The novels were an immediate success following the lives of Jo, Meg, Beth and Amy in all their sisterly, romantic and family drama, and the feminist gusto of Jo – a young woman trying to buck strict, Victorian societal standards still rings true today.
However, the reality behind the novels, which were loosely autobiographical in nature, was less charming.
Listen: Laura Brodnik and Brittany Stewart explain the real story behind Little Women, and what the latest adaption got so wrong.
Alcott herself grew up in Concord, Massachusetts and had three sisters who lived in near poverty as a result of her ‘intellectual’, transcendentalist father, who was never able to provide for them financially. As a result, the daughters worked as governesses, seamstresses, writers, and domestic helpers from a young age.

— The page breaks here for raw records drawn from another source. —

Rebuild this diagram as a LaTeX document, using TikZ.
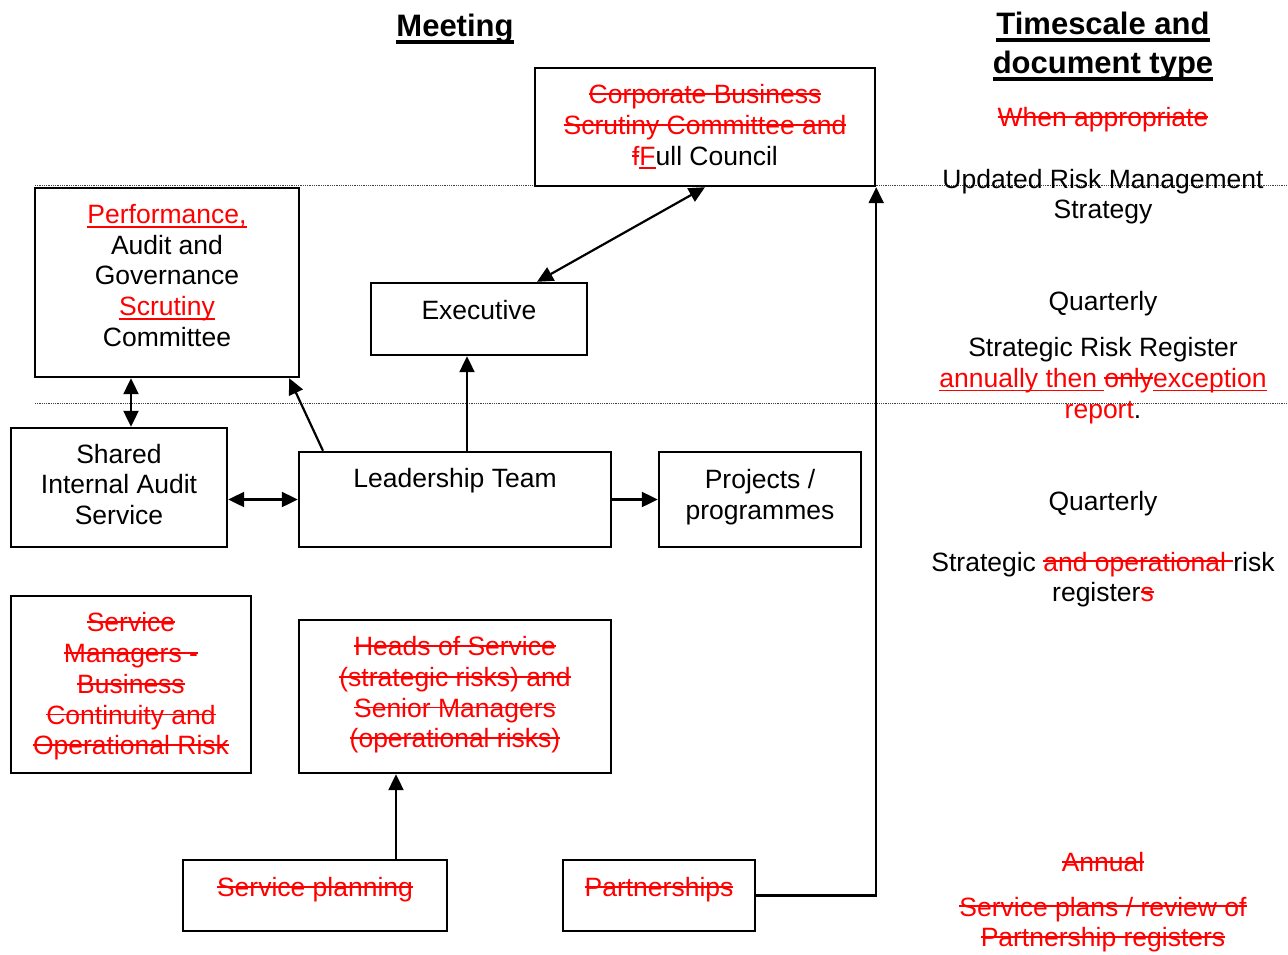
\documentclass[tikz,border=0pt]{standalone}
\usepackage{fontspec}
\setmainfont{Liberation Sans}
\usetikzlibrary{arrows.meta}
\newcommand{\mystrike}[1]{\setbox0\hbox{#1}\rlap{\rule[0.33em]{\wd0}{1.8pt}}\box0}
\newcommand{\myunder}[1]{\setbox0\hbox{#1}\rlap{\rule[-0.15em]{\wd0}{1.8pt}}\box0}
\newcommand{\strk}[1]{\textcolor{red}{\mystrike{#1}}}
\newcommand{\insr}[1]{\textcolor{red}{\myunder{#1}}}
\newcommand{\headul}[1]{\setbox0\hbox{#1}\rlap{\rule[-0.22em]{\wd0}{3.2pt}}\box0}
\tikzset{
  box/.style={draw=black, line width=2.4pt, fill=white, inner sep=0pt},
  txt/.style={font=\fontsize{26.5}{30.7}\selectfont, align=center, inner sep=0pt},
  headtxt/.style={font=\fontsize{31}{39}\selectfont\bfseries, align=center, inner sep=0pt},
  arr/.style={line width=2.2pt, -{Triangle[length=16pt,width=15pt]}},
  dbl/.style={line width=2.2pt, {Triangle[length=16pt,width=15pt]}-{Triangle[length=16pt,width=15pt]}},
  sep/.style={densely dotted, line width=0.8pt, black!75}
}
\begin{document}
\begin{tikzpicture}[x=1pt,y=-1pt]
\fill[white] (0,0) rectangle (1288,954);
\useasboundingbox (0,0) rectangle (1288,954);
% separators
\draw[sep] (35,185) -- (1288,185);
\draw[sep] (35,403) -- (1288,403);
% headings
\node[headtxt] (hmeet) at (455,29) {\headul{Meeting}};
\node[headtxt] (htime) at (1103,46.5) {\headul{Timescale and}\\\headul{document type}};
% boxes
\node[box, minimum width=340pt, minimum height=118pt] (corp) at (705,127) {};
\node[box, minimum width=264pt, minimum height=189pt] (pag) at (167,282.5) {};
\node[box, minimum width=216pt, minimum height=72pt] (exec) at (479,319) {};
\node[box, minimum width=216pt, minimum height=119pt] (shared) at (119,487.5) {};
\node[box, minimum width=312pt, minimum height=95pt] (lt) at (455,499.5) {};
\node[box, minimum width=202pt, minimum height=95pt] (proj) at (760,499.5) {};
\node[box, minimum width=240pt, minimum height=177pt] (sm) at (131,684.5) {};
\node[box, minimum width=312pt, minimum height=153pt] (heads) at (455,696.5) {};
\node[box, minimum width=264pt, minimum height=71pt] (sp) at (315,895.5) {};
\node[box, minimum width=192pt, minimum height=71pt] (part) at (659,895.5) {};
% box texts
\node[txt] (corpt) at (705,127) {\strk{Corporate Business}\\\strk{Scrutiny Committee and}\\\strk{f}\insr{F}ull Council};
\node[txt] (pagt) at (167,275.5) {\insr{Performance,}\\Audit and\\Governance\\\insr{Scrutiny}\\Committee};
\node[txt] (exect) at (479,310) {Executive};
\node[txt] (sharedt) at (119,484.5) {Shared\\Internal Audit\\Service};
\node[txt] (ltt) at (455,481) {Leadership Team};
\node[txt] (projt) at (760,497) {Projects /\\programmes};
\node[txt] (smt) at (131,686.5) {\strk{Service}\\\strk{Managers -}\\\strk{Business}\\\strk{Continuity and}\\\strk{Operational Risk}};
\node[txt] (headst) at (455,695) {\strk{Heads of Service}\\\strk{(strategic risks) and}\\\strk{Senior Managers}\\\strk{(operational risks)}};
\node[txt] (spt) at (315,890) {\strk{Service planning}};
\node[txt] (partt) at (659,890) {\strk{Partnerships}};
% right column
\node[txt] (r1) at (1103,120) {\strk{When appropriate}};
\node[txt] (r2) at (1103,196.5) {Updated Risk Management\\Strategy};
\node[txt] (r3) at (1103,304) {Quarterly};
\node[txt] (r4) at (1103,380.5) {Strategic Risk Register\\\insr{annually then }\strk{only}\insr{exception}\\\textcolor{red}{report}.};
\node[txt] (r5) at (1103,504) {Quarterly};
\node[txt] (r6) at (1103,579.5) {Strategic \strk{and operational }risk\\register\strk{s}};
\node[txt] (r7) at (1103,862) {\strk{Annual}};
\node[txt] (r8) at (1103,924.5) {\strk{Service plans / review of}\\\strk{Partnership registers}};
% connectors
\draw[dbl] ([xshift=58pt]exec.north) -- (corp.south);
\draw[dbl] ([xshift=-36pt]pag.south) -- ([xshift=12pt]shared.north);
\draw[arr] ([xshift=-132pt]lt.north) -- ([xshift=-11pt]pag.south east);
\draw[arr] ([xshift=12pt]lt.north) -- ([xshift=-12pt]exec.south);
\draw[dbl] ([yshift=-12pt]shared.east) -- (lt.west);
\draw[arr] (lt.east) -- (proj.west);
\draw[arr] ([xshift=81pt]sp.north) -- ([xshift=-59pt]heads.south);
\draw[arr] (part.east) -| (corp.south east);
\end{tikzpicture}
\end{document}
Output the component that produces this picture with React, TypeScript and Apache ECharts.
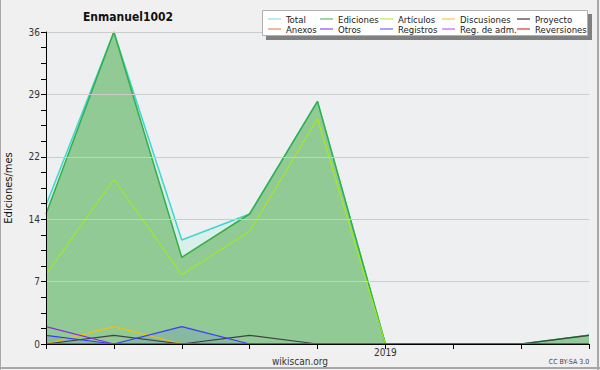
import React, { useEffect, useRef } from "react";
import * as echarts from "echarts";

const months = ["2018-08", "2018-09", "2018-10", "2018-11", "2018-12", "2019-01", "2019-02", "2019-03", "2019-04"];
const yearLabels = ["", "", "", "", "", "2019", "", "", ""];
const yTickLabels = ["0", "7", "14", "22", "29", "36"];

const total = [16, 36, 12, 15, 28, 0, 0, 0, 1];
const ediciones = [15, 36, 10, 15, 28, 0, 0, 0, 1];
const articulos = [8, 19, 8, 13, 26, 0, 0, 0, 0];
const discusiones = [0, 2, 0, 0, 0, 0, 0, 0, 0];
const proyecto = [0, 1, 0, 1, 0, 0, 0, 0, 1];
const anexos = [0, 0, 0, 0, 0, 0, 0, 0, 0];
const otros = [2, 0, 0, 0, 0, 0, 0, 0, 0];
const registros = [1, 0, 2, 0, 0, 0, 0, 0, 0];
const regAdm = [0, 0, 0, 0, 0, 0, 0, 0, 0];
const reversiones = [0, 0, 0, 0, 0, 0, 0, 0, 0];

const seriesNames = ["Total", "Ediciones", "Artículos", "Discusiones", "Proyecto", "Anexos", "Otros", "Registros", "Reg. de adm.", "Reversiones"];
const seriesValues = [total, ediciones, articulos, discusiones, proyecto, anexos, otros, registros, regAdm, reversiones];
const lineColors = ["#3fd6cf", "#35ae45", "#aaf000", "#f2c200", "#404040", "#f07030", "#8a2be2", "#3a3aff", "#c040e0", "#e02020"];
const legendColors = ["#a8e4e0", "#80c888", "#c8f070", "#f2d470", "#606060", "#f0a070", "#a070f0", "#8888f0", "#d080f0", "#e06060"];
const areaColors: (string | null)[] = ["#d9efe9", "#92ca96", null, null, null, null, null, "rgba(60,60,255,0.12)", null, null];
const lineWidths = [1.5, 1.5, 1, 1.2, 1.2, 1, 1.2, 1.2, 1, 1];

const FONT = "'DejaVu Sans Condensed', 'DejaVu Sans', sans-serif";
const legendCols = [268, 320, 380, 442, 517];

export default function App() {
  const ref = useRef<HTMLDivElement>(null);
  useEffect(() => {
    if (!ref.current) return;
    const chart = echarts.init(ref.current, null, { renderer: "svg" });
    const series = seriesNames.map((name, i) => ({
      name,
      type: "line",
      data: seriesValues[i],
      symbol: "none",
      lineStyle: { color: lineColors[i], width: lineWidths[i] },
      itemStyle: { color: lineColors[i] },
      areaStyle: areaColors[i] ? { color: areaColors[i], opacity: 1 } : undefined,
      z: 2,
    }));
    const legends = legendCols.map((left, c) => ({
      orient: "vertical",
      left,
      top: 14,
      padding: 0,
      icon: "rect",
      itemWidth: 13,
      itemHeight: 1.5,
      itemGap: 0,
      selectedMode: false,
      z: 20,
      textStyle: { fontFamily: FONT, fontSize: 9.5, lineHeight: 10, color: "#222" },
      data: [c, c + 5].map((k) => ({
        name: seriesNames[k],
        itemStyle: { color: legendColors[k] },
      })),
    }));
    chart.setOption({
      animation: false,
      backgroundColor: "#f0f0f0",
      grid: { left: 46, right: 11, top: 32, bottom: 26, outerBoundsMode: "none", containLabel: false, show: true, backgroundColor: "#eeeff1", borderWidth: 0 },
      legend: legends,
      xAxis: {
        type: "category",
        data: months,
        boundaryGap: false,
        z: 10,
        axisLine: { lineStyle: { color: "#000", width: 1 } },
        axisTick: { show: true, length: 5, lineStyle: { color: "#000" }, interval: 0 },
        axisLabel: {
          interval: 0,
          margin: 3,
          fontFamily: FONT,
          fontSize: 10,
          color: "#333",
          formatter: (_v: string, i: number) => yearLabels[i],
        },
        splitLine: { show: false },
      },
      yAxis: {
        type: "value",
        min: 0,
        max: 36,
        interval: 7.2,
        z: 10,
        name: "Ediciones/mes",
        nameLocation: "middle",
        nameGap: 32,
        nameRotate: 90,
        nameTextStyle: { fontFamily: FONT, fontSize: 11, color: "#111" },
        axisLine: { show: true, lineStyle: { color: "#000", width: 1 } },
        axisTick: { show: true, length: 5, lineStyle: { color: "#000" } },
        minorTick: { show: true, splitNumber: 4, length: 5, lineStyle: { color: "#000" } },
        axisLabel: {
          margin: 6,
          fontFamily: FONT,
          fontSize: 10,
          color: "#333",
          formatter: (v: number) => yTickLabels[Math.round(v / 7.2)] ?? "",
        },
        splitLine: { show: true, lineStyle: { color: "#cccccc", width: 1 } },
      },
      series,
      graphic: [
        { type: "rect", z: 15, shape: { x: 266, y: 14, width: 326, height: 26 }, style: { fill: "#808080" } },
        { type: "rect", z: 16, shape: { x: 262.5, y: 10.5, width: 325, height: 25 }, style: { fill: "#ffffff", stroke: "#b0b0b0", lineWidth: 1 } },
        { type: "text", z: 20, x: 128, y: 17, style: { text: "Enmanuel1002", fontFamily: FONT, fontWeight: "bold", fontSize: 12, fill: "#111", textAlign: "center", textVerticalAlign: "middle" } },
        { type: "text", z: 20, x: 300, y: 361, style: { text: "wikiscan.org", fontFamily: FONT, fontSize: 10, fill: "#333", textAlign: "center", textVerticalAlign: "middle" } },
        { type: "text", z: 20, x: 569, y: 362, style: { text: "CC BY-SA 3.0", fontFamily: FONT, fontSize: 7, fill: "#444", textAlign: "center", textVerticalAlign: "middle" } },
        { type: "line", z: 20, shape: { x1: 0.5, y1: 0, x2: 0.5, y2: 370 }, style: { stroke: "#a8a8a8", lineWidth: 1 } },
        { type: "line", z: 20, shape: { x1: 598, y1: 0, x2: 598, y2: 370 }, style: { stroke: "#a8a8a8", lineWidth: 2 } },
        { type: "line", z: 20, shape: { x1: 0, y1: 368, x2: 600, y2: 368 }, style: { stroke: "#a8a8a8", lineWidth: 2 } },
      ],
    });
    return () => chart.dispose();
  }, []);
  return <div ref={ref} style={{ position: "fixed", left: 0, top: 0, width: 600, height: 370 }} />;
}
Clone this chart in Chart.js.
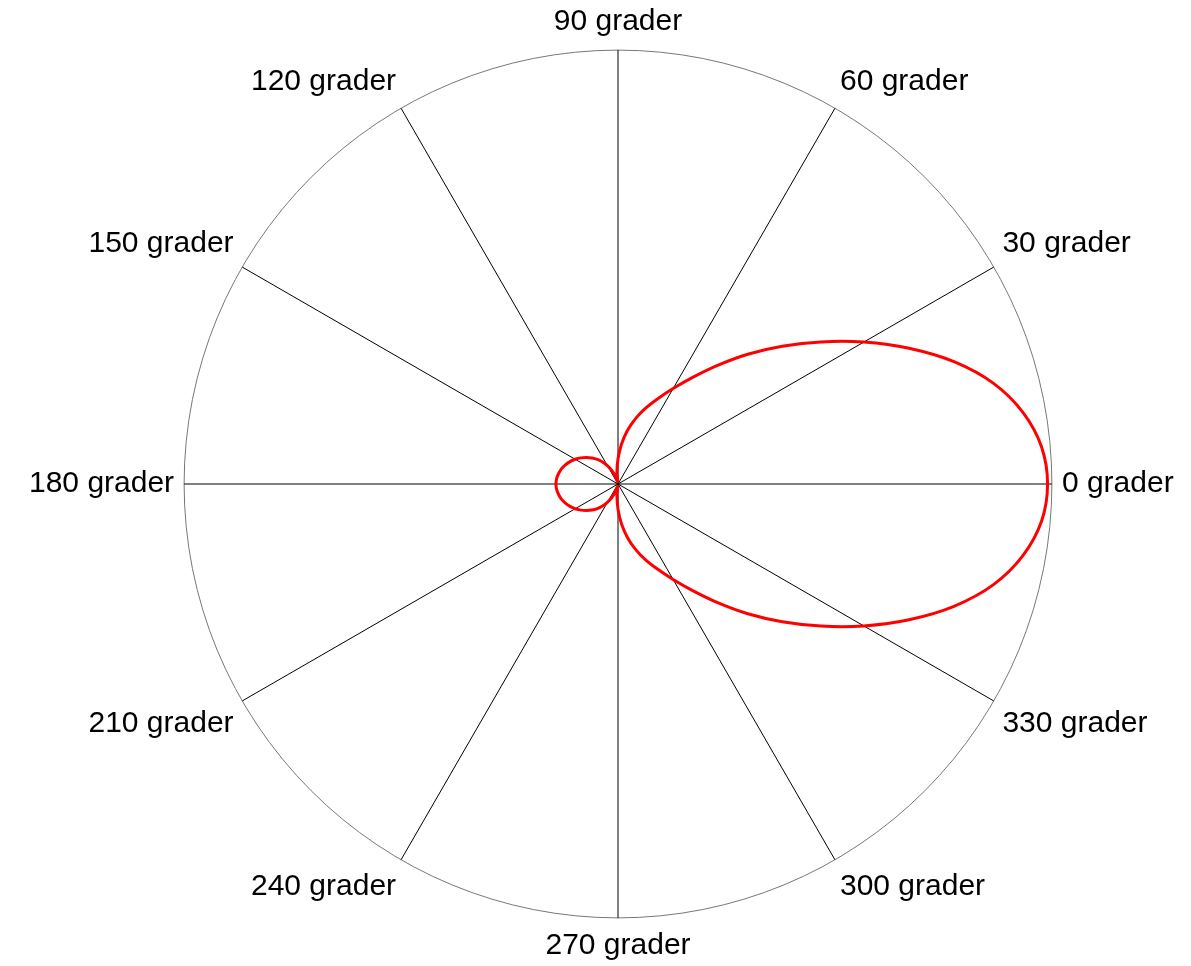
<!DOCTYPE html>
<html>
<head>
<meta charset="utf-8">
<script src="https://cdn.jsdelivr.net/npm/chart.js@4/dist/chart.umd.min.js"></script>
<style>
  html, body { margin: 0; padding: 0; background: #fff; }
  #wrap { width: 1191px; height: 966px; position: relative; }
</style>
</head>
<body>
<div id="wrap"><canvas id="polarChart"></canvas></div>
<script>
// angle in degrees, counter-clockwise from the right (0 grader)
var angles = [0, 5, 10, 15, 20, 25, 30, 35, 40, 45, 50, 55,
  60, 65, 70, 75, 80, 85, 90, 95, 100, 105, 110, 115,
  120, 125, 130, 135, 140, 145, 150, 155, 160, 165, 170, 175,
  180, 185, 190, 195, 200, 205, 210, 215, 220, 225, 230, 235,
  240, 245, 250, 255, 260, 265, 270, 275, 280, 285, 290, 295,
  300, 305, 310, 315, 320, 325, 330, 335, 340, 345, 350, 355];

// radius (outer ring = 1)
var gain = [0.990, 0.980, 0.948, 0.896, 0.824, 0.740, 0.654, 0.571, 0.494, 0.423, 0.357, 0.300,
  0.254, 0.217, 0.186, 0.156, 0.125, 0.092, 0.058, 0.028, 0.006, 0.010, 0.022, 0.035,
  0.049, 0.062, 0.074, 0.085, 0.095, 0.105, 0.114, 0.122, 0.129, 0.135, 0.139, 0.142,
  0.143, 0.142, 0.139, 0.135, 0.129, 0.122, 0.114, 0.105, 0.095, 0.085, 0.074, 0.062,
  0.049, 0.035, 0.022, 0.010, 0.006, 0.028, 0.058, 0.092, 0.125, 0.156, 0.186, 0.217,
  0.254, 0.300, 0.357, 0.423, 0.494, 0.571, 0.654, 0.740, 0.824, 0.896, 0.948, 0.980];

var labelStep = 30;
var unitText = ' grader';

// radar goes clockwise from startAngle, so walk the angles backwards
var n = angles.length;
var chartLabels = [];
var chartData = [];
for (var i = 0; i < n; i++) {
  var k = (n - i) % n;
  chartLabels.push(angles[k]);
  chartData.push(gain[k]);
}

Chart.defaults.font.family = "'Liberation Sans', Arial, sans-serif";
Chart.defaults.color = "#000";

new Chart(document.getElementById("polarChart"), {
  type: "radar",
  data: {
    labels: chartLabels,
    datasets: [{
      data: chartData,
      borderColor: "#ff0000",
      borderWidth: 3,
      fill: false,
      tension: 0.35,
      pointRadius: 0,
      pointHoverRadius: 0
    }]
  },
  options: {
    responsive: true,
    maintainAspectRatio: false,
    animation: false,
    events: [],
    layout: { padding: { left: 12, top: 3 } },
    plugins: {
      legend: { display: false },
      tooltip: { enabled: false }
    },
    scales: {
      r: {
        min: 0,
        max: 1,
        startAngle: 90,
        ticks: { display: false, stepSize: 1 },
        grid: { circular: true, color: "#777", lineWidth: 1 },
        angleLines: {
          display: true,
          lineWidth: 1,
          color: function (ctx) {
            return chartLabels[ctx.index] % labelStep === 0 ? "#000" : "rgba(0,0,0,0)";
          }
        },
        pointLabels: {
          padding: 10,
          font: { size: 30 },
          color: "#000",
          callback: function (label) {
            return label % labelStep === 0 ? label + unitText : "";
          }
        }
      }
    }
  }
});
</script>
</body>
</html>
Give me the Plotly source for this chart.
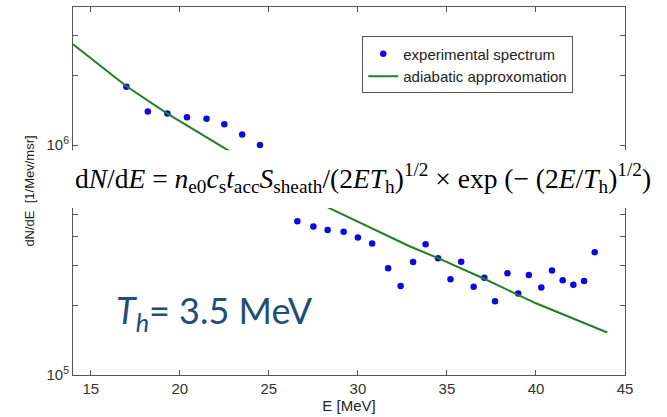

Here are some of the other real life, darker stories that the wholesome, bonnet pretty much drama glossed over.
Louisa May Alcott never wanted to write Little Women.
Originally it was an editor by the name of Thomas Niles from Roberts Brothers Publishing that approached Alcott to write a book for young girls, however Alcott didn’t want anything to do with it.
Instead she called it “moral pap for the young.”
However, she was ultimately forced into writing Little Women after Niles also offered a publishing deal to her struggling father Bronson Alcott, under the joint condition that she would write her “girls story” as well.
Never the less, she managed to finish Little Women in only 10 weeks, skipping food and sleep to do so and the book was published four months later in 1868.
The Alcott family lived in poverty for the majority of their early life.
Although Alcott’s situation changed after the run-away success of Little Women, the Alcott’s lived in near poverty for much of their younger lives.
Due to her father’s idealistic politics and transcendentism – the intellectualised, spiritual hippie movement of the 1820s – he refused to work, wasn’t successful at the work he did and wasn’t able to support his family. His beliefs also meant he once nearly starved his family on a vegan commune… standard.
While this might have made the sisters more close-knit – as seen in the book and in later film adaptations – Beth’s character was a victim to this.